** Required work **
Both the line containing "Emit a Python" and the line containing "plt.rcParams['mathtext.it'] = 'Liberation" belong in the copy, as do all lines between them, copied exactly; pictures do not.

** Record extracts **
★ ★ ★
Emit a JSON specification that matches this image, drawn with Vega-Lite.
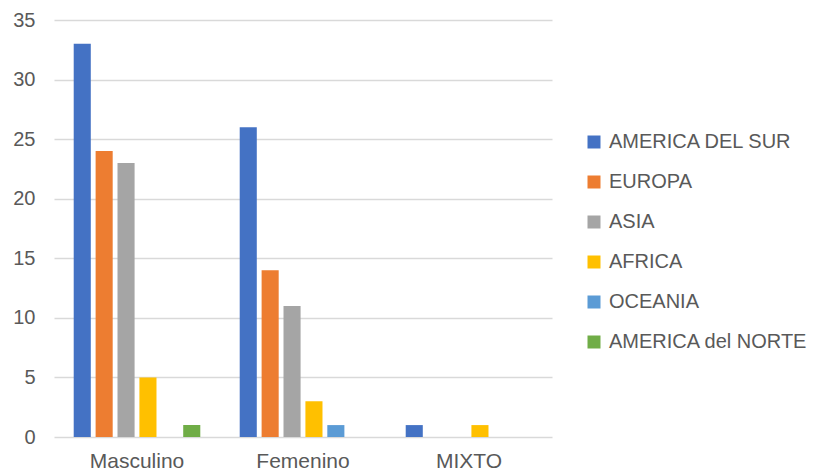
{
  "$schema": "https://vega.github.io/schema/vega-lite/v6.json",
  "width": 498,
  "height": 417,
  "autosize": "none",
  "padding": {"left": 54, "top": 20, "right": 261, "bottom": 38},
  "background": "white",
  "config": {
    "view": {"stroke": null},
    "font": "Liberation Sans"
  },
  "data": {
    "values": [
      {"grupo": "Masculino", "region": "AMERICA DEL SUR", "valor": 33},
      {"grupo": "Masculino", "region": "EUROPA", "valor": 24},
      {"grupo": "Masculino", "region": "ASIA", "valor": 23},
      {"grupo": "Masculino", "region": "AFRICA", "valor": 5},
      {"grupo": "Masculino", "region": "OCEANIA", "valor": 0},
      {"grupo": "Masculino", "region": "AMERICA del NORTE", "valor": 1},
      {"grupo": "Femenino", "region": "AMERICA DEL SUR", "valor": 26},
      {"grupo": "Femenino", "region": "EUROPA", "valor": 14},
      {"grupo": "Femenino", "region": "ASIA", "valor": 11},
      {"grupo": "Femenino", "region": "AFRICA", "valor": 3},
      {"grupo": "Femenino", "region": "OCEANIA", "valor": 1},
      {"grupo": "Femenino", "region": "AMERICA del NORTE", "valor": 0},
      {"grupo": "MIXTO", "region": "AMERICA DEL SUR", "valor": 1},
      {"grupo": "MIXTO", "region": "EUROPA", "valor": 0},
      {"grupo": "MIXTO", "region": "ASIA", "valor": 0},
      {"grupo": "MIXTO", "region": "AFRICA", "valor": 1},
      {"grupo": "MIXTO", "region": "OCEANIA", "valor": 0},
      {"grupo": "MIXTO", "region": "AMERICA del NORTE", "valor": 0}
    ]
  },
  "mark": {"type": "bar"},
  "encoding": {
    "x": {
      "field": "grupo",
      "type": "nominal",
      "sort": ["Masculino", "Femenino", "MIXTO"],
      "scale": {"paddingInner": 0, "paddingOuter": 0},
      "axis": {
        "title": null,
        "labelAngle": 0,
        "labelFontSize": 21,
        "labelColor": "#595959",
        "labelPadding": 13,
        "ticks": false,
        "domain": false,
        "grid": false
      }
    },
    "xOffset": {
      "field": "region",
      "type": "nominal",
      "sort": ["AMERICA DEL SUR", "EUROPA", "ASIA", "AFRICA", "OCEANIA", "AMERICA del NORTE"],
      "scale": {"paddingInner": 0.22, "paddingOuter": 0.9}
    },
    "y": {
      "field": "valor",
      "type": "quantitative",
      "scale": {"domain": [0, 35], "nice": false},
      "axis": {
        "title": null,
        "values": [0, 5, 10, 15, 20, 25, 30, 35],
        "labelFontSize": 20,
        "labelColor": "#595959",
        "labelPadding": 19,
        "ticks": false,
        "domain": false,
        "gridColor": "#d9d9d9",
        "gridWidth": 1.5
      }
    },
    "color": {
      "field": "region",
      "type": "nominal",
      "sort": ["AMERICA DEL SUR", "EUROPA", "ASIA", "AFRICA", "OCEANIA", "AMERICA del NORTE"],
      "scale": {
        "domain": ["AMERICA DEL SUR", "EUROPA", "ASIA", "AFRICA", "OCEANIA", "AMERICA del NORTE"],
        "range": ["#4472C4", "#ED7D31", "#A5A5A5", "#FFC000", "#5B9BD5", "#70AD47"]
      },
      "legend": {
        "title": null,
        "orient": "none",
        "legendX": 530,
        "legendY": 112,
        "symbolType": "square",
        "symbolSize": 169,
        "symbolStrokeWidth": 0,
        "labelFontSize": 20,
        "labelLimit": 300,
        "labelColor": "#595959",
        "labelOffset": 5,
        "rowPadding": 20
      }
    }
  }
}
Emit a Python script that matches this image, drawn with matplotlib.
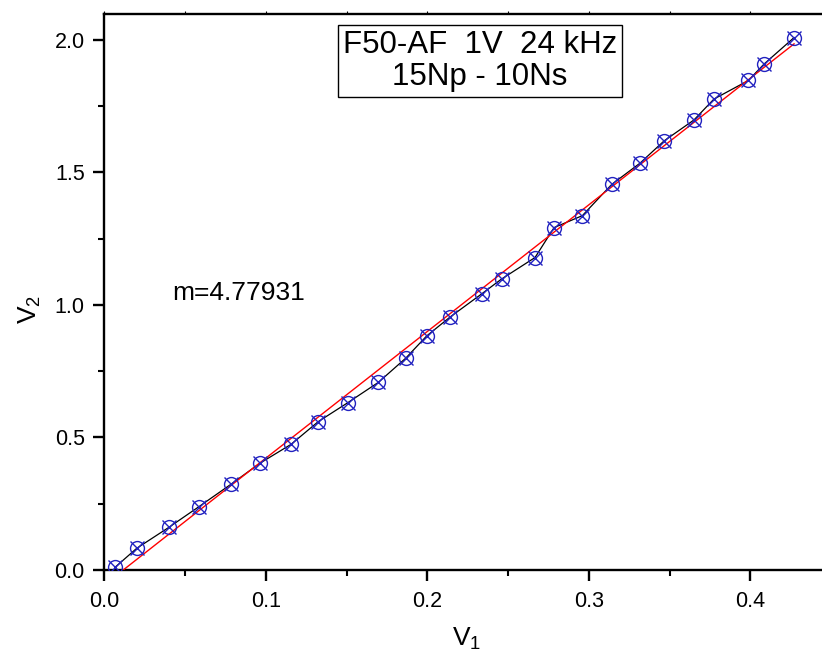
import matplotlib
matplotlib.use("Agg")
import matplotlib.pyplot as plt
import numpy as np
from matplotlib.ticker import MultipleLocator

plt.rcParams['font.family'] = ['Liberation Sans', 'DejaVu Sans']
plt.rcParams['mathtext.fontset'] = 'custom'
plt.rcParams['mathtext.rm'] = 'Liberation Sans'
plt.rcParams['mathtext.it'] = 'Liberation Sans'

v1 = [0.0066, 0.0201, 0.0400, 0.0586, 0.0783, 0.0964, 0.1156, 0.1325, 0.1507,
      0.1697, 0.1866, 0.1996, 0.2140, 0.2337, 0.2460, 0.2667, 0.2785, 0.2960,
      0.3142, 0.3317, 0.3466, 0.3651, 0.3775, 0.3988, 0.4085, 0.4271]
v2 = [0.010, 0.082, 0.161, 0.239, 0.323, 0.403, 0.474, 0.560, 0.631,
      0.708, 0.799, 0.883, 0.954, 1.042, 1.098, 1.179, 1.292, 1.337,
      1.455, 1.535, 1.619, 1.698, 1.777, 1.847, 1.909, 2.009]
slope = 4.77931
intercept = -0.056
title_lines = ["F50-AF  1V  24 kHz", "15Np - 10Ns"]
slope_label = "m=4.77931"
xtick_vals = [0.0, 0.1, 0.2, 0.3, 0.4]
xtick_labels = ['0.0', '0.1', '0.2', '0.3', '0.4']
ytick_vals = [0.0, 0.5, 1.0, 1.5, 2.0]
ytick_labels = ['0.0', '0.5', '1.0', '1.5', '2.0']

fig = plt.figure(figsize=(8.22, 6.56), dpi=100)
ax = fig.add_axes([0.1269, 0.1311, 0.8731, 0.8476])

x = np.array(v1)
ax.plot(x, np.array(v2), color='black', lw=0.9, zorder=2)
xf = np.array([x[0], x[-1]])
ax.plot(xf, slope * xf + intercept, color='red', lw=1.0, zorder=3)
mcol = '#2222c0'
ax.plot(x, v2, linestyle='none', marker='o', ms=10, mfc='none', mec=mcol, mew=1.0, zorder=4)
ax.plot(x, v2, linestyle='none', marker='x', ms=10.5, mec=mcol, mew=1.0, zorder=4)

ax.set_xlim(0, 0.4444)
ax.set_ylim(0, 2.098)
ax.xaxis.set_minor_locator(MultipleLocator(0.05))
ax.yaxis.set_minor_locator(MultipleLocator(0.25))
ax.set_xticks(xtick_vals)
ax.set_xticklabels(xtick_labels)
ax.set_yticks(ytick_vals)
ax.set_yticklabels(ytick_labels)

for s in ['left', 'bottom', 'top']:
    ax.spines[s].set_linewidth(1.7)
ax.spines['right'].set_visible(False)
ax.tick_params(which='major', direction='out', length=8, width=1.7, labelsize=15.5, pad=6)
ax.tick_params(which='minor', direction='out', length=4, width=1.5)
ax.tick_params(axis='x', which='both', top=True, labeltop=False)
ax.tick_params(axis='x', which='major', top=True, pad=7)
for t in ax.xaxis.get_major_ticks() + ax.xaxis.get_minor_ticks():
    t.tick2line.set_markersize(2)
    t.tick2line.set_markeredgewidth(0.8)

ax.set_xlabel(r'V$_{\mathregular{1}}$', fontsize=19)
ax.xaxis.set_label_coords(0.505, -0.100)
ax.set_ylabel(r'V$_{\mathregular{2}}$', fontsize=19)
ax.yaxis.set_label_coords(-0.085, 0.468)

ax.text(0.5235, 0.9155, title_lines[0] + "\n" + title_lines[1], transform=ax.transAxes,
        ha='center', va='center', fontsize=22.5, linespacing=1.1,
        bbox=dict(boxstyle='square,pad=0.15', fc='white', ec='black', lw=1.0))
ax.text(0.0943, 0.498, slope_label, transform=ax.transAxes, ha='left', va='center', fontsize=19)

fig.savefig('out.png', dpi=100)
★ ★ ★
** Reply to the exercise **
Emit a Python script that matches this image, drawn with matplotlib.
import matplotlib
matplotlib.use("Agg")
import matplotlib.pyplot as plt
import numpy as np
from matplotlib.ticker import MultipleLocator

plt.rcParams['font.family'] = ['Liberation Sans', 'DejaVu Sans']
plt.rcParams['mathtext.fontset'] = 'custom'
plt.rcParams['mathtext.rm'] = 'Liberation Sans'
plt.rcParams['mathtext.it'] = 'Liberation Sans'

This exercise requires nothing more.